__Your goal__
Copy out the listing that follows, exactly, without its pictures.
━━━━━ Data provided
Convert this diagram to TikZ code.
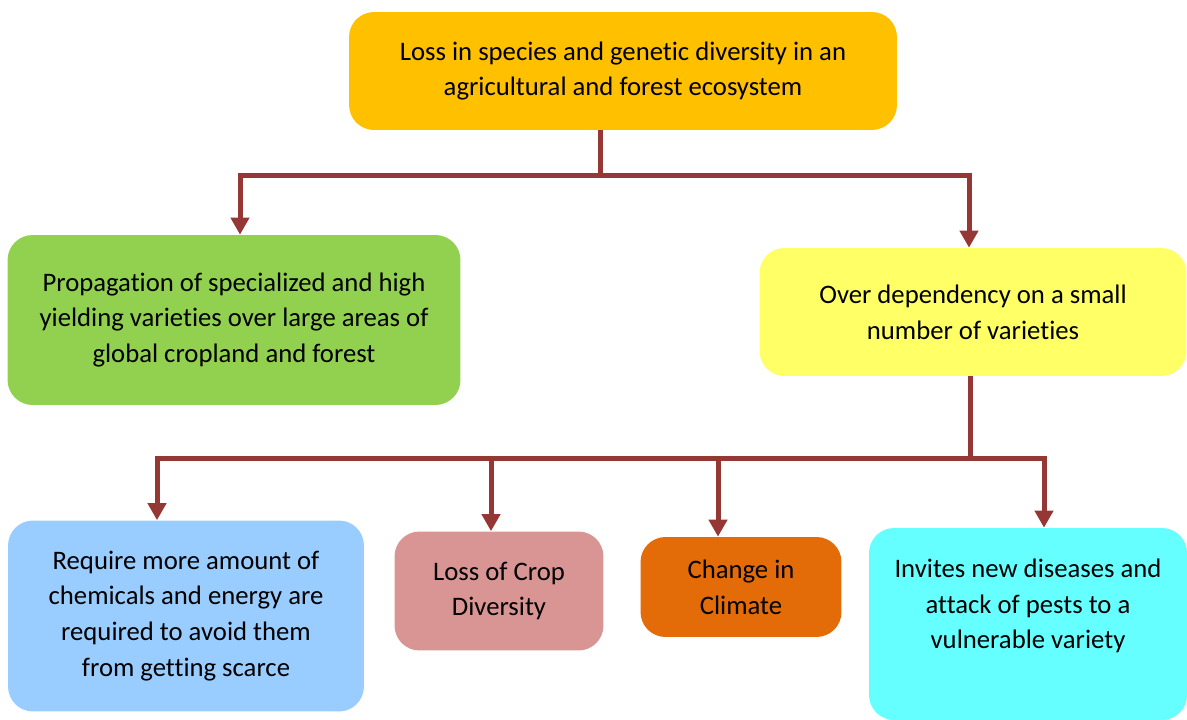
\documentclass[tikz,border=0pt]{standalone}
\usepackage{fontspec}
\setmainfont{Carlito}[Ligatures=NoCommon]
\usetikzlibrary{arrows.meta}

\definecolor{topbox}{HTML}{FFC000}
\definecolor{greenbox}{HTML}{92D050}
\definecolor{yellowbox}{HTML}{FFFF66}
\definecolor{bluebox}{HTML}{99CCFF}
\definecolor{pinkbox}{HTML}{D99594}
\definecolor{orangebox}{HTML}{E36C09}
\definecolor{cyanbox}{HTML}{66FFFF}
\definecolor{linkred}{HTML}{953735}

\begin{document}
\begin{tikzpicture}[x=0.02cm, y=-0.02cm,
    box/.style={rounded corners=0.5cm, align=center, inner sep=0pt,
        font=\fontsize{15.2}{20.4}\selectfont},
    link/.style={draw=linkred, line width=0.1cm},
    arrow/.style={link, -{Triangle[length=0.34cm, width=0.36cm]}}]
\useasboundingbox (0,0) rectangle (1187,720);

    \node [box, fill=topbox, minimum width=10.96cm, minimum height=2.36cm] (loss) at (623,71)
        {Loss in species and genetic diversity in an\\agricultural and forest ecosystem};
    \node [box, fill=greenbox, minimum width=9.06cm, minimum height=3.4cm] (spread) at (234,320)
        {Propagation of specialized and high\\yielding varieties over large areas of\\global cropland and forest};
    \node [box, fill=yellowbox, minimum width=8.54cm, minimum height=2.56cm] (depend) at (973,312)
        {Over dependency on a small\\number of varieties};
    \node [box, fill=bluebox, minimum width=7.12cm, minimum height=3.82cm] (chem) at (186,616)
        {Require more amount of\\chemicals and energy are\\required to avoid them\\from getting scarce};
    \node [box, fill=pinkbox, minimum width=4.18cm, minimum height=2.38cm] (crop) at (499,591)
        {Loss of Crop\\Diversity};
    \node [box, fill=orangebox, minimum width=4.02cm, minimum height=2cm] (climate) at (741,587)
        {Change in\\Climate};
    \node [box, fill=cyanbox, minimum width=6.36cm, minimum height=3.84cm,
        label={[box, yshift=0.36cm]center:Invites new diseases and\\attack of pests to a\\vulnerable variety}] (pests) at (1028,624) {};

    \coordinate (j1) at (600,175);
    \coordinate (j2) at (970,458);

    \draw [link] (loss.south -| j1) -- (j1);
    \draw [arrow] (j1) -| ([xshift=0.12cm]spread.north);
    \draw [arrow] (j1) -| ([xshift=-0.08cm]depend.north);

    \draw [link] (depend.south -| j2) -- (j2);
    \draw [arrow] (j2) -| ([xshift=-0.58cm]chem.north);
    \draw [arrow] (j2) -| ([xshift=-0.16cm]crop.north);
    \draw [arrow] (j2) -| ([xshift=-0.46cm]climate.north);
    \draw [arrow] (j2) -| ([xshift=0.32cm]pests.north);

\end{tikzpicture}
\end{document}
━━━━━━━━━━
__Correct result__
Convert this diagram to TikZ code.
\documentclass[tikz,border=0pt]{standalone}
\usepackage{fontspec}
\setmainfont{Carlito}[Ligatures=NoCommon]
\usetikzlibrary{arrows.meta}

\definecolor{topbox}{HTML}{FFC000}
\definecolor{greenbox}{HTML}{92D050}
\definecolor{yellowbox}{HTML}{FFFF66}
\definecolor{bluebox}{HTML}{99CCFF}
\definecolor{pinkbox}{HTML}{D99594}
\definecolor{orangebox}{HTML}{E36C09}
\definecolor{cyanbox}{HTML}{66FFFF}
\definecolor{linkred}{HTML}{953735}

\begin{document}
\begin{tikzpicture}[x=0.02cm, y=-0.02cm,
    box/.style={rounded corners=0.5cm, align=center, inner sep=0pt,
        font=\fontsize{15.2}{20.4}\selectfont},
    link/.style={draw=linkred, line width=0.1cm},
    arrow/.style={link, -{Triangle[length=0.34cm, width=0.36cm]}}]
\useasboundingbox (0,0) rectangle (1187,720);

    \node [box, fill=topbox, minimum width=10.96cm, minimum height=2.36cm] (loss) at (623,71)
        {Loss in species and genetic diversity in an\\agricultural and forest ecosystem};
    \node [box, fill=greenbox, minimum width=9.06cm, minimum height=3.4cm] (spread) at (234,320)
        {Propagation of specialized and high\\yielding varieties over large areas of\\global cropland and forest};
    \node [box, fill=yellowbox, minimum width=8.54cm, minimum height=2.56cm] (depend) at (973,312)
        {Over dependency on a small\\number of varieties};
    \node [box, fill=bluebox, minimum width=7.12cm, minimum height=3.82cm] (chem) at (186,616)
        {Require more amount of\\chemicals and energy are\\required to avoid them\\from getting scarce};
    \node [box, fill=pinkbox, minimum width=4.18cm, minimum height=2.38cm] (crop) at (499,591)
        {Loss of Crop\\Diversity};
    \node [box, fill=orangebox, minimum width=4.02cm, minimum height=2cm] (climate) at (741,587)
        {Change in\\Climate};
    \node [box, fill=cyanbox, minimum width=6.36cm, minimum height=3.84cm,
        label={[box, yshift=0.36cm]center:Invites new diseases and\\attack of pests to a\\vulnerable variety}] (pests) at (1028,624) {};

    \coordinate (j1) at (600,175);
    \coordinate (j2) at (970,458);

    \draw [link] (loss.south -| j1) -- (j1);
    \draw [arrow] (j1) -| ([xshift=0.12cm]spread.north);
    \draw [arrow] (j1) -| ([xshift=-0.08cm]depend.north);

    \draw [link] (depend.south -| j2) -- (j2);
    \draw [arrow] (j2) -| ([xshift=-0.58cm]chem.north);
    \draw [arrow] (j2) -| ([xshift=-0.16cm]crop.north);
    \draw [arrow] (j2) -| ([xshift=-0.46cm]climate.north);
    \draw [arrow] (j2) -| ([xshift=0.32cm]pests.north);

\end{tikzpicture}
\end{document}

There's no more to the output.